__REQUIREMENT__
From the entries that follow, gather each line holding the word "matplotlib".

__INFORMATION GIVEN__
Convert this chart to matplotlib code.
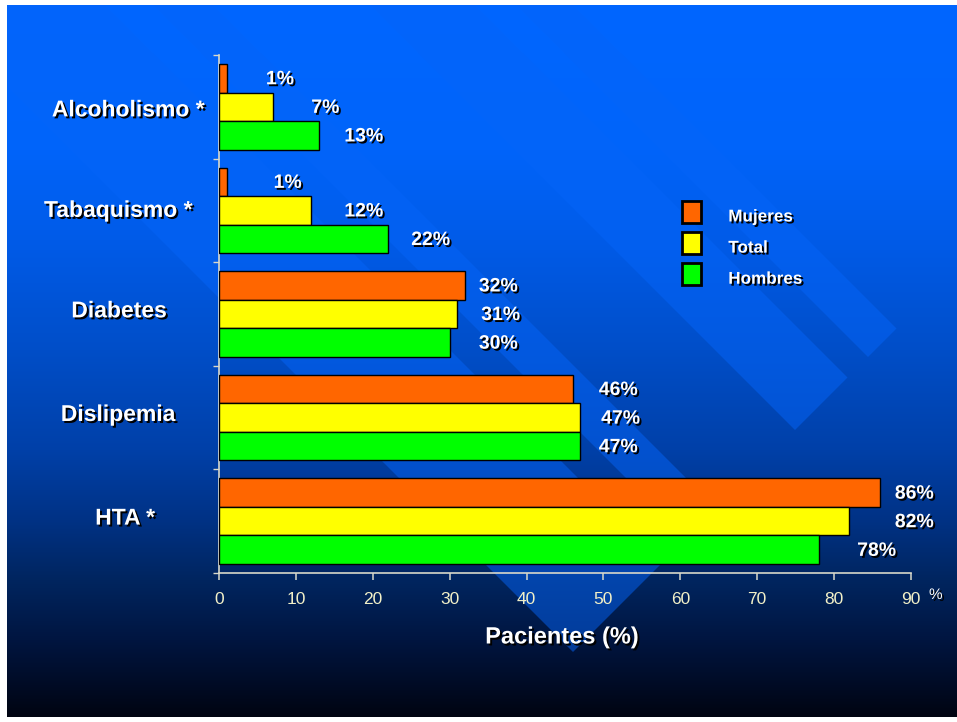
import numpy as np
import matplotlib
matplotlib.use("Agg")
import matplotlib.pyplot as plt
from matplotlib import patheffects as pe
from matplotlib import transforms as mtransforms
from matplotlib import font_manager as fm
from matplotlib.patches import Patch

# ---- data -------------------------------------------------------------
categories = ["Alcoholismo *", "Tabaquismo *", "Diabetes", "Dislipemia", "HTA *"]
series_names = ["Mujeres", "Total", "Hombres"]
mujeres = [1, 1, 32, 46, 86]
total = [7, 12, 31, 47, 82]
hombres = [13, 22, 30, 47, 78]
x_ticks = [0, 10, 20, 30, 40, 50, 60, 70, 80, 90]
x_label = "Pacientes (%)"
unit_label = "%"

# ---- styling ------------------------------------------------------------
bar_colors = ["#FF6600", "#FFFF00", "#00FF00"]
# horizontal gap between bar end and its value label (data units)
label_gap = [
    [5.1, 5.0, 3.3],
    [6.1, 4.3, 3.0],
    [1.8, 3.1, 3.8],
    [3.4, 2.7, 2.4],
    [1.9, 5.9, 5.0],
]
# category name anchors: x in figure pixels, y shift in category units
cat_x_px = [128, 118, 119, 118, 125]
cat_dy = [0.03, 0.0, -0.03, -0.03, -0.03]

plt.rcParams["font.family"] = ["Liberation Sans", "DejaVu Sans"]
available = {f.name for f in fm.fontManager.ttflist}
narrow_family = "Liberation Sans Narrow" if "Liberation Sans Narrow" in available else "Liberation Sans"

W, H, DPI = 957, 722, 100
fig = plt.figure(figsize=(W / DPI, H / DPI), dpi=DPI)
fig.patch.set_facecolor("white")


def hex_rgb(h):
    h = h.lstrip("#")
    return np.array([int(h[i:i + 2], 16) for i in (0, 2, 4)]) / 255.0


# ---- slide background: vertical blue gradient with diagonal bands ------
stops = [(5, "#0066ff"), (150, "#0064fa"), (250, "#005ae6"), (350, "#004ec8"),
         (450, "#0040a8"), (520, "#003285"), (580, "#00255f"), (640, "#001540"),
         (690, "#000a22"), (717, "#000410")]
sy = np.array([s[0] for s in stops], dtype=float)
sc = np.array([hex_rgb(s[1]) for s in stops])
rows = np.arange(H) + 0.5
grad = np.stack([np.interp(rows, sy, sc[:, k]) for k in range(3)], axis=1)

Xg, Yg = np.meshgrid(np.arange(W) + 0.5, np.arange(H) + 0.5)
base = np.repeat(grad[:, None, :], W, axis=1)
diag = Xg - Yg
cap = np.clip(1225 - (Xg + Yg) + 0.5, 0, 1)
band_mask = np.zeros((H, W))
for lo, hi in [(-79, 100), (148, 208), (365, 470), (511, 568)]:
    m = np.clip(diag - lo + 0.5, 0, 1) * np.clip(hi - diag + 0.5, 0, 1)
    band_mask = np.maximum(band_mask, m)
band_mask *= cap
band_col = hex_rgb("#0464f8")
alpha = 0.5 * band_mask[..., None]
base = base * (1 - alpha) + band_col * alpha

img = np.ones((H, W, 3))
img[5:717, 7:] = base[5:717, 7:]

bg = fig.add_axes([0, 0, 1, 1], zorder=0)
bg.imshow(img, extent=(0, W, H, 0), interpolation="nearest", aspect="auto")
bg.set_xlim(0, W)
bg.set_ylim(H, 0)
bg.set_axis_off()

# ---- chart ---------------------------------------------------------------
shadow = [pe.SimplePatchShadow(offset=(1.4, -1.4), shadow_rgbFace="black", alpha=1.0),
          pe.Normal()]
axis_color = "#D8D8CA"
tick_text = "#F2F0C8"

ax = fig.add_axes([219 / W, 1 - 573 / H, 692 / W, 518 / H], zorder=1)
ax.set_facecolor("none")

pos = np.arange(len(categories))
bar_h = 0.276
offsets = [-bar_h, 0.0, bar_h]
series = [mujeres, total, hombres]

for j, (vals, col, name) in enumerate(zip(series, bar_colors, series_names)):
    ax.barh(pos + offsets[j], vals, height=bar_h, color=col,
            edgecolor="black", linewidth=1.0, label=name, zorder=3)
    for i, v in enumerate(vals):
        ax.text(v + label_gap[i][j], pos[i] + offsets[j] + 0.015, f"{v}%",
                ha="left", va="center", fontsize=14, fontweight="bold",
                color="white", path_effects=shadow, clip_on=False, zorder=4)

ax.set_xlim(0, 90)
ax.set_ylim(len(categories) - 0.5, -0.5)

for side in ("top", "right"):
    ax.spines[side].set_visible(False)
for side in ("left", "bottom"):
    ax.spines[side].set_color(axis_color)
    ax.spines[side].set_linewidth(1.2)

ax.set_xticks(x_ticks)
ax.set_xticklabels([str(t) for t in x_ticks], family=narrow_family,
                   fontsize=12.5, color=tick_text)
ax.tick_params(axis="x", direction="out", length=5, width=1.1,
               color=axis_color, pad=9)
ax.set_yticks(np.arange(-0.5, len(categories), 1.0))
ax.set_yticklabels([])
ax.tick_params(axis="y", direction="out", length=4, width=1.0, color=axis_color)

# category names
cat_tr = mtransforms.blended_transform_factory(fig.transFigure, ax.transData)
for i, name in enumerate(categories):
    ax.text(cat_x_px[i] / W, pos[i] + cat_dy[i], name, transform=cat_tr,
            ha="center", va="center", fontsize=16.5, fontweight="bold",
            color="white", path_effects=shadow, clip_on=False)

# axis title and unit
ax.set_xlabel(x_label, fontsize=17, fontweight="bold", color="white",
              path_effects=shadow)
ax.xaxis.set_label_coords((562 - 219) / 692, (573 - 637) / 518)
ax.xaxis.label.set_va("center")
fig.text(929 / W, 1 - 595 / H, unit_label, ha="left", va="center",
         fontsize=11, color="white", path_effects=shadow)

# legend
handles = [Patch(facecolor=c, edgecolor="black", linewidth=2.0) for c in bar_colors]
leg = ax.legend(handles, series_names, loc="upper left",
                bbox_to_anchor=(682 / W, 1 - 201 / H), bbox_transform=fig.transFigure,
                frameon=False, fontsize=12.3, handlelength=1.11, handleheight=1.58,
                labelspacing=0.55, handletextpad=1.6, borderpad=0, borderaxespad=0)
text_drop = mtransforms.ScaledTranslation(0, -4 / DPI, fig.dpi_scale_trans)
for t in leg.get_texts():
    t.set_color("white")
    t.set_fontweight("bold")
    t.set_path_effects(shadow)
    t.set_transform(t.get_transform() + text_drop)

fig.savefig("out.png", dpi=DPI)
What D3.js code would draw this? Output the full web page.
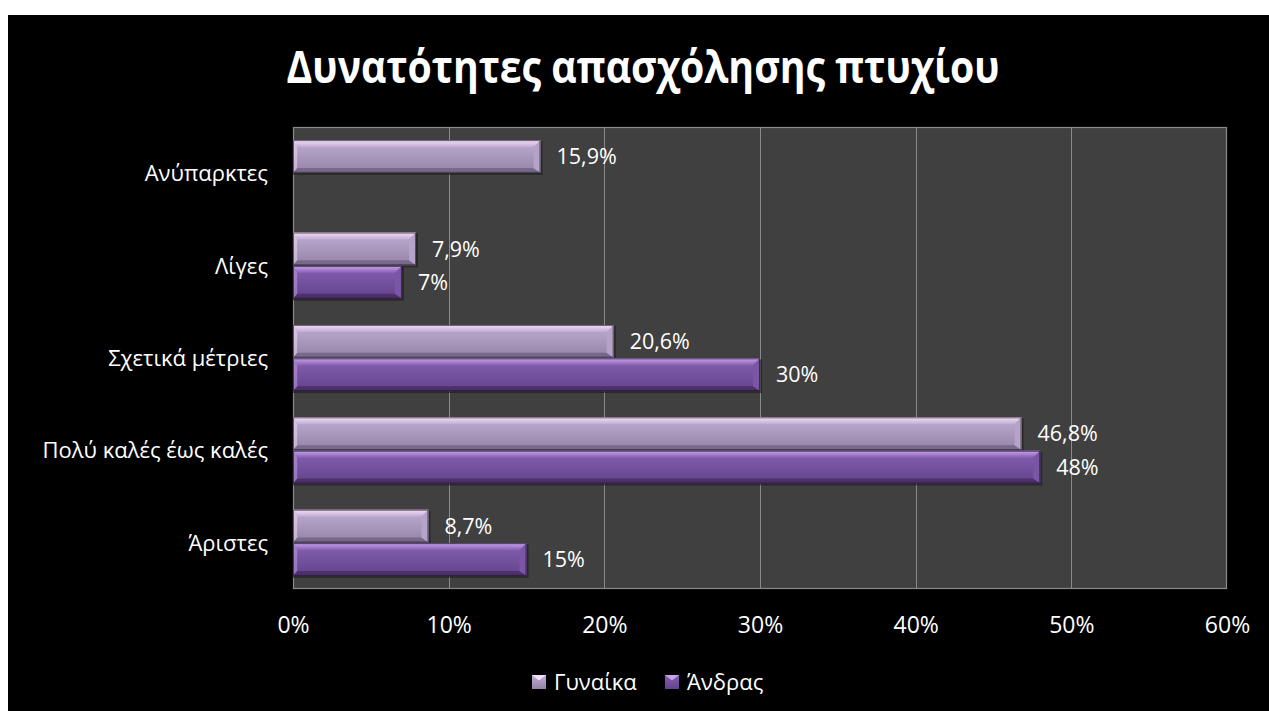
<!DOCTYPE html>
<html><head><meta charset="utf-8">
<script src="https://cdn.jsdelivr.net/npm/d3@7"></script>
<style>html,body{margin:0;padding:0;background:#fff;}svg{display:block;}</style>
</head><body>
<svg id="c" width="1269" height="711"></svg>
<script>
const title = "Δυνατότητες απασχόλησης πτυχίου";
const categories = ["Ανύπαρκτες", "Λίγες", "Σχετικά μέτριες", "Πολύ καλές έως καλές", "Άριστες"];
const seriesNames = ["Γυναίκα", "Άνδρας"];
const womenValues = [15.9, 7.9, 20.6, 46.8, 8.7];
const menValues = [null, 7, 30, 48, 15];
const womenLabels = ["15,9%", "7,9%", "20,6%", "46,8%", "8,7%"];
const menLabels = ["", "7%", "30%", "48%", "15%"];
const xTicks = [0, 10, 20, 30, 40, 50, 60];

const svg = d3.select("#c");
const W = 1269, H = 711;
const font = "'Open Sans', 'Noto Sans', sans-serif";

svg.append("rect").attr("x", 8).attr("y", 15).attr("width", W - 8).attr("height", H - 15).attr("fill", "#000");

const plot = {l: 293, r: 1227, t: 127, b: 589};
const x = d3.scaleLinear().domain([0, 60]).range([plot.l, plot.r]);
const y0 = d3.scaleBand().domain(categories).range([plot.t, plot.b]).padding(0);
const groupFrac = 0.73;
const y1 = d3.scaleBand().domain(seriesNames).range([0, y0.bandwidth() * groupFrac]).padding(0.02);

svg.append("rect").attr("x", plot.l).attr("y", plot.t).attr("width", plot.r - plot.l).attr("height", plot.b - plot.t).attr("fill", "#404040");

svg.append("g").selectAll("line").data(xTicks.slice(1, -1)).join("line")
  .attr("x1", d => Math.round(x(d)) + 0.5).attr("x2", d => Math.round(x(d)) + 0.5)
  .attr("y1", plot.t).attr("y2", plot.b).attr("stroke", "#8a8a8a").attr("stroke-width", 1);
svg.append("rect").attr("x", plot.l + 0.5).attr("y", plot.t + 0.5).attr("width", plot.r - plot.l - 1).attr("height", plot.b - plot.t - 1)
  .attr("fill", "none").attr("stroke", "#8a8a8a").attr("stroke-width", 1.2);

const defs = svg.append("defs");
const pal = {
  "Γυναίκα": {top: "#f5def9", g0: "#c0acd2", g1: "#9483a7", bot: "#6e5f80", end: "#b5a3c8", edge: "#2e2638"},
  "Άνδρας": {top: "#c9a2ec", g0: "#8660b2", g1: "#63438c", bot: "#45295f", end: "#7b56a6", edge: "#221530"}
};
seriesNames.forEach((s, i) => {
  const g = defs.append("linearGradient").attr("id", "grad" + i).attr("x1", 0).attr("y1", 0).attr("x2", 0).attr("y2", 1);
  g.append("stop").attr("offset", "0%").attr("stop-color", pal[s].g0);
  g.append("stop").attr("offset", "100%").attr("stop-color", pal[s].g1);
  const t = defs.append("linearGradient").attr("id", "top" + i).attr("x1", 0).attr("y1", 0).attr("x2", 0).attr("y2", 1);
  t.append("stop").attr("offset", "0%").attr("stop-color", pal[s].top);
  t.append("stop").attr("offset", "100%").attr("stop-color", pal[s].g0);
});

const data = [];
categories.forEach((c, i) => {
  data.push({cat: c, s: seriesNames[0], si: 0, v: womenValues[i], label: womenLabels[i]});
  data.push({cat: c, s: seriesNames[1], si: 1, v: menValues[i], label: menLabels[i]});
});

const groupOffset = (y0.bandwidth() - y0.bandwidth() * groupFrac) / 2;
const bars = svg.append("g");
data.filter(d => d.v != null && d.v > 0).forEach(d => {
  const yTop = y0(d.cat) + groupOffset + y1(d.s);
  const h = y1.bandwidth();
  const x0 = x(0), x1 = x(d.v);
  const b = 7;
  const g = bars.append("g");
  g.append("rect").attr("x", x0).attr("y", yTop + 1).attr("width", x1 - x0 + 2).attr("height", h + 1).attr("fill", "#1a1a1a").attr("opacity", 0.6);
  g.append("rect").attr("x", x0).attr("y", yTop).attr("width", x1 - x0).attr("height", h).attr("fill", `url(#grad${d.si})`);
  g.append("polygon").attr("points", [[x0, yTop], [x1, yTop], [x1 - b, yTop + b], [x0 + b * 0.6, yTop + b]].map(p => p.join(",")).join(" "))
    .attr("fill", `url(#top${d.si})`);
  g.append("polygon").attr("points", [[x0, yTop + h], [x1, yTop + h], [x1 - b, yTop + h - b * 0.7], [x0 + b * 0.6, yTop + h - b * 0.7]].map(p => p.join(",")).join(" "))
    .attr("fill", pal[d.s].bot).attr("opacity", 0.75);
  g.append("polygon").attr("points", [[x1, yTop], [x1, yTop + h], [x1 - b, yTop + h - b * 0.7], [x1 - b, yTop + b]].map(p => p.join(",")).join(" "))
    .attr("fill", pal[d.s].end);
  g.append("polygon").attr("points", [[x0, yTop], [x0 + b * 0.6, yTop + b], [x0 + b * 0.6, yTop + h - b * 0.7], [x0, yTop + h]].map(p => p.join(",")).join(" "))
    .attr("fill", pal[d.s].top).attr("opacity", 0.5);
  g.append("rect").attr("x", x0 + 0.5).attr("y", yTop + 0.5).attr("width", x1 - x0 - 1).attr("height", h - 1)
    .attr("fill", "none").attr("stroke", pal[d.s].edge).attr("stroke-width", 1).attr("opacity", 0.7);
  svg.append("text").attr("x", x1 + 16).attr("y", yTop + h / 2).attr("dy", "0.36em")
    .attr("fill", "#fff").attr("font-family", font).attr("font-size", 21.5).text(d.label);
});

svg.append("g").selectAll("text").data(categories).join("text")
  .attr("x", 268).attr("y", d => y0(d) + y0.bandwidth() / 2).attr("dy", "0.36em")
  .attr("text-anchor", "end").attr("fill", "#fff").attr("font-family", font).attr("font-size", 22).text(d => d);

const xAxis = d3.axisBottom(x).tickValues(xTicks).tickFormat(d => d + "%").tickSize(0).tickPadding(0);
const ax = svg.append("g").attr("transform", `translate(0, ${plot.b})`).call(xAxis);
ax.select(".domain").remove();
ax.selectAll("text").attr("fill", "#fff").attr("font-family", font).attr("font-size", 23).attr("dy", null).attr("y", 44);

svg.append("text").attr("x", 643).attr("y", 83).attr("text-anchor", "middle").attr("fill", "#fff")
  .attr("font-family", font).attr("font-weight", "bold").attr("font-size", 44)
  .attr("textLength", 713).attr("lengthAdjust", "spacingAndGlyphs").text(title);

const legend = svg.append("g");
const legX = [532, 665];
seriesNames.forEach((s, i) => {
  const lx = legX[i], ly = 675;
  legend.append("rect").attr("x", lx).attr("y", ly).attr("width", 14).attr("height", 14).attr("fill", `url(#grad${i})`);
  legend.append("polygon").attr("points", `${lx},${ly} ${lx+14},${ly} ${lx+7},${ly+5.5}`).attr("fill", pal[s].top);
  legend.append("text").attr("x", lx + 22).attr("y", ly + 7).attr("dy", "0.36em").attr("fill", "#fff")
    .attr("font-family", font).attr("font-size", 22).text(s);
});
</script>
</body></html>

__SOLUTION TO THE EXERCISE__
Convert this chart to matplotlib code.
import matplotlib
matplotlib.use("Agg")
import matplotlib.pyplot as plt
from matplotlib import patheffects as pe
from matplotlib import transforms as mtransforms
from matplotlib import font_manager as fm
from matplotlib.patches import Patch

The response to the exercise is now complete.